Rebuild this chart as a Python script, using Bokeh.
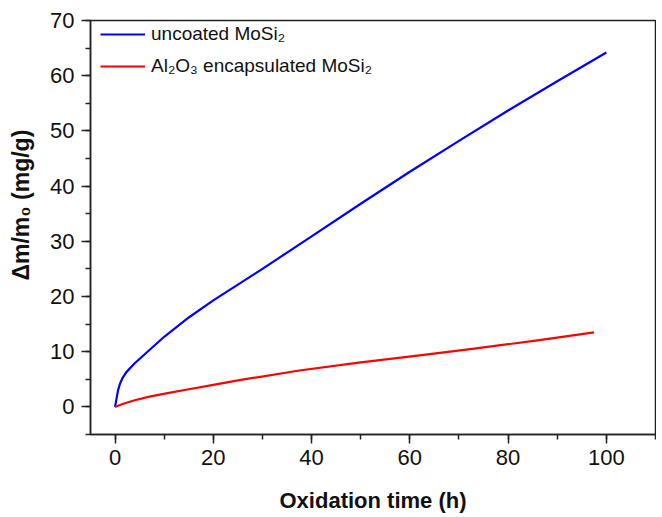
from bokeh.plotting import figure
from bokeh.models import Range1d, SingleIntervalTicker, Legend, LegendItem
from bokeh.embed import file_html
from bokeh.resources import INLINE

# Data
uncoated_t = [0, 0.3, 0.6, 1, 1.5, 2.3, 4, 7, 10, 15, 20, 30, 40, 50, 60, 70, 80, 90, 100]
uncoated_dm = [0, 1.5, 3.0, 4.2, 5.2, 6.3, 7.9, 10.3, 12.7, 16.2, 19.3, 25.0, 30.9, 36.8, 42.6, 48.2, 53.7, 59.0, 64.2]

coated_t = [0, 1, 2, 4, 7, 10.7, 15, 20, 25, 37.5, 50, 62, 73.5, 86, 97.5]
coated_dm = [0, 0.35, 0.65, 1.2, 1.85, 2.5, 3.2, 4.0, 4.8, 6.6, 8.05, 9.35, 10.6, 12.05, 13.5]

label_uncoated = "uncoated MoSi\u2082"
label_coated = "Al\u2082O\u2083 encapsulated MoSi\u2082"
x_label = "Oxidation time (h)"
y_label = "\u0394m/m\u2080 (mg/g)"

FONT = "Liberation Sans"

W, H = 656, 517
p = figure(width=W, height=H, output_backend="svg", toolbar_location=None,
           x_range=Range1d(-5, 110), y_range=Range1d(-5, 70),
           min_border_left=90, min_border_top=20, min_border_right=W - 655,
           min_border_bottom=H - 434)

p.xgrid.visible = False
p.ygrid.visible = False
p.outline_line_color = "#222222"
p.outline_line_width = 1.5

r1 = p.line(uncoated_t, uncoated_dm, line_color="#0000ff", line_width=2.2, line_join="round")
r2 = p.line(coated_t, coated_dm, line_color="#ff0000", line_width=2.2, line_join="round")

p.xaxis.ticker = SingleIntervalTicker(interval=20, num_minor_ticks=2)
p.yaxis.ticker = SingleIntervalTicker(interval=10, num_minor_ticks=2)

for ax in (p.xaxis, p.yaxis):
    ax.axis_line_width = 1.5
    ax.axis_line_color = "#222222"
    ax.major_tick_line_width = 1.5
    ax.minor_tick_line_width = 1.5
    ax.major_tick_line_color = "#222222"
    ax.minor_tick_line_color = "#222222"
    ax.major_tick_out = 9
    ax.major_tick_in = 0
    ax.minor_tick_out = 5
    ax.minor_tick_in = 0
    ax.major_label_text_font = FONT
    ax.major_label_text_font_size = "22px"
    ax.major_label_text_color = "#111111"
    ax.axis_label_text_font = FONT
    ax.axis_label_text_font_size = "22px"
    ax.axis_label_text_font_style = "bold"
    ax.axis_label_text_color = "#111111"

p.xaxis.axis_label = x_label
# the reference's y title sits above the frame centre: pad its start with no-break spaces
p.yaxis.axis_label = "\u00a0" * 7 + y_label
p.yaxis.axis_label_text_font_size = "23px"
p.xaxis.major_label_standoff = 6
p.xaxis.axis_label_standoff = 20
p.yaxis.major_label_standoff = 7
p.yaxis.axis_label_standoff = 13

legend = Legend(items=[LegendItem(label=label_uncoated, renderers=[r1]),
                       LegendItem(label=label_coated, renderers=[r2])],
                location=(10, 357))
legend.label_text_font = FONT
legend.label_text_font_size = "19px"
legend.label_text_color = "#111111"
legend.glyph_width = 45
legend.glyph_height = 20
legend.label_height = 20
legend.spacing = 10
legend.label_standoff = 6
legend.padding = 0
legend.margin = 0
legend.border_line_alpha = 0
legend.background_fill_alpha = 0
p.add_layout(legend)

open("out.html", "w").write(file_html(p, INLINE))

• WRITTEN TASK: Return only the lines running from the top of the data to the line that holds "53.7, 59.0, 64.2]". Include both of those lines, but skip the pictures.

• SOLUTION TO THE EXERCISE:
Rebuild this chart as a Python script, using Bokeh.
from bokeh.plotting import figure
from bokeh.models import Range1d, SingleIntervalTicker, Legend, LegendItem
from bokeh.embed import file_html
from bokeh.resources import INLINE

# Data
uncoated_t = [0, 0.3, 0.6, 1, 1.5, 2.3, 4, 7, 10, 15, 20, 30, 40, 50, 60, 70, 80, 90, 100]
uncoated_dm = [0, 1.5, 3.0, 4.2, 5.2, 6.3, 7.9, 10.3, 12.7, 16.2, 19.3, 25.0, 30.9, 36.8, 42.6, 48.2, 53.7, 59.0, 64.2]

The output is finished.